### What you will do
Retype only what runs from the beginning of the data through the line with "return (B - y) / (B - T)"; please omit the pictures and keep every line exact.

>> begin

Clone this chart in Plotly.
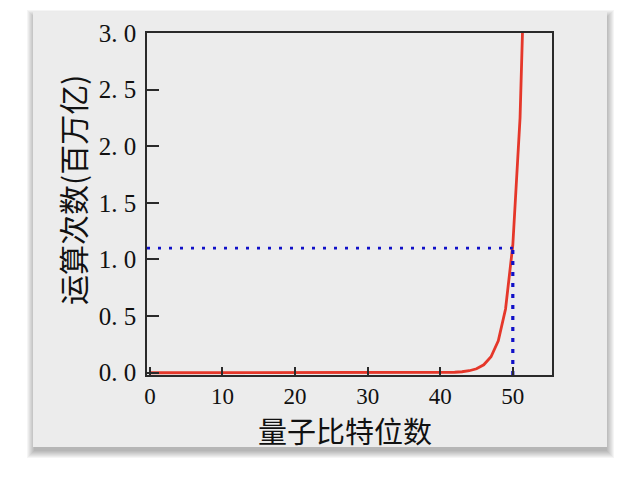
import plotly.graph_objects as go

# ---- data ----
qubits = [0, 5, 10, 15, 20, 25, 30, 35, 40, 41, 42, 43, 44, 45, 46, 47, 48, 49, 50, 51, 52]
ops = [0.0, 0.0, 0.0, 0.0, 0.0, 0.0, 0.0, 0.0003, 0.0011, 0.0022, 0.0044, 0.0088,
       0.0176, 0.035, 0.070, 0.141, 0.281, 0.563, 1.126, 2.252, 4.504]
threshold_qubits = 50
threshold_ops = 1.1
x_ticks = [0, 10, 20, 30, 40, 50]
y_ticks = [0.0, 0.5, 1.0, 1.5, 2.0, 2.5, 3.0]
y_ticklabels = ["0. 0", "0. 5", "1. 0", "1. 5", "2. 0", "2. 5", "3. 0"]
x_title = "量子比特位数"
y_title = "运算次数(百万亿)"

x_range = [-0.4, 55.4]
y_range = [-0.02, 3.0]

card = "#ececec"
axis_col = "#2a2a2a"

# the page body adds an 8px offset; target positions are given in screen pixels
OFF = 8
L, R, T, B = 147, 552, 33, 375   # plot area on screen

fig = go.Figure()

fig.add_trace(go.Scatter(x=qubits, y=ops, mode="lines",
                         line=dict(color="#e5372a", width=2.8),
                         hoverinfo="skip", showlegend=False))
fig.add_trace(go.Scatter(x=[x_range[0], threshold_qubits], y=[threshold_ops, threshold_ops],
                         mode="lines", line=dict(color="#1010c8", width=2.6, dash="3px,8px"),
                         hoverinfo="skip", showlegend=False))
fig.add_trace(go.Scatter(x=[threshold_qubits, threshold_qubits], y=[y_range[0], threshold_ops],
                         mode="lines", line=dict(color="#1010c8", width=3.2, dash="4px,7px"),
                         hoverinfo="skip", showlegend=False))

def px(x):
    return (x - L) / (R - L)
def py(y):
    return (B - y) / (B - T)

shapes = []
# soft shadow, mostly below the card
for i in range(8):
    g = 8 - i
    shapes.append(dict(type="rect", xref="paper", yref="paper",
                       x0=px(33 - g + 2), x1=px(607 + g - 1),
                       y0=py(447 + g + 3), y1=py(12 - g + 6),
                       fillcolor="rgba(0,0,0,0.04)", line=dict(width=0), layer="below"))
shapes.append(dict(type="rect", xref="paper", yref="paper",
                   x0=px(33), x1=px(607), y0=py(447), y1=py(12),
                   fillcolor=card, line=dict(width=0), layer="below"))

annotations = [
    dict(text=x_title, xref="paper", yref="paper", x=px(345), y=py(430),
         xanchor="center", yanchor="middle", showarrow=False,
         font=dict(family="Noto Sans CJK SC", size=29, color="#111")),
    dict(text=y_title, xref="paper", yref="paper", x=px(72), y=py(190),
         xanchor="center", yanchor="middle", showarrow=False, textangle=-90,
         font=dict(family="Noto Sans CJK SC", size=30, color="#111")),
]

fig.update_layout(
    width=640, height=480,
    margin=dict(l=L - OFF, r=640 - R + OFF, t=T - OFF, b=480 - B + OFF, pad=0),
    paper_bgcolor="white", plot_bgcolor=card,
    shapes=shapes, annotations=annotations,
    showlegend=False,
    xaxis=dict(range=x_range, tickvals=x_ticks, ticks="inside", ticklen=8, tickwidth=1.5,
               tickcolor=axis_col, showline=True, linecolor=axis_col, linewidth=1.5,
               mirror=True, showgrid=False, zeroline=False, ticklabelstandoff=0,
               tickfont=dict(family="Liberation Serif", size=23, color="#111")),
    yaxis=dict(range=y_range, tickvals=y_ticks, ticktext=y_ticklabels, ticks="inside",
               ticklen=12, tickwidth=1.5, tickcolor=axis_col, showline=True,
               linecolor=axis_col, linewidth=1.5, mirror=True, showgrid=False,
               zeroline=False, ticklabelstandoff=4,
               tickfont=dict(family="Liberation Serif", size=25, color="#111")),
)

fig.write_html("out.html")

>> end

### Task output
Clone this chart in Plotly.
import plotly.graph_objects as go

# ---- data ----
qubits = [0, 5, 10, 15, 20, 25, 30, 35, 40, 41, 42, 43, 44, 45, 46, 47, 48, 49, 50, 51, 52]
ops = [0.0, 0.0, 0.0, 0.0, 0.0, 0.0, 0.0, 0.0003, 0.0011, 0.0022, 0.0044, 0.0088,
       0.0176, 0.035, 0.070, 0.141, 0.281, 0.563, 1.126, 2.252, 4.504]
threshold_qubits = 50
threshold_ops = 1.1
x_ticks = [0, 10, 20, 30, 40, 50]
y_ticks = [0.0, 0.5, 1.0, 1.5, 2.0, 2.5, 3.0]
y_ticklabels = ["0. 0", "0. 5", "1. 0", "1. 5", "2. 0", "2. 5", "3. 0"]
x_title = "量子比特位数"
y_title = "运算次数(百万亿)"

x_range = [-0.4, 55.4]
y_range = [-0.02, 3.0]

card = "#ececec"
axis_col = "#2a2a2a"

# the page body adds an 8px offset; target positions are given in screen pixels
OFF = 8
L, R, T, B = 147, 552, 33, 375   # plot area on screen

fig = go.Figure()

fig.add_trace(go.Scatter(x=qubits, y=ops, mode="lines",
                         line=dict(color="#e5372a", width=2.8),
                         hoverinfo="skip", showlegend=False))
fig.add_trace(go.Scatter(x=[x_range[0], threshold_qubits], y=[threshold_ops, threshold_ops],
                         mode="lines", line=dict(color="#1010c8", width=2.6, dash="3px,8px"),
                         hoverinfo="skip", showlegend=False))
fig.add_trace(go.Scatter(x=[threshold_qubits, threshold_qubits], y=[y_range[0], threshold_ops],
                         mode="lines", line=dict(color="#1010c8", width=3.2, dash="4px,7px"),
                         hoverinfo="skip", showlegend=False))

def px(x):
    return (x - L) / (R - L)
def py(y):
    return (B - y) / (B - T)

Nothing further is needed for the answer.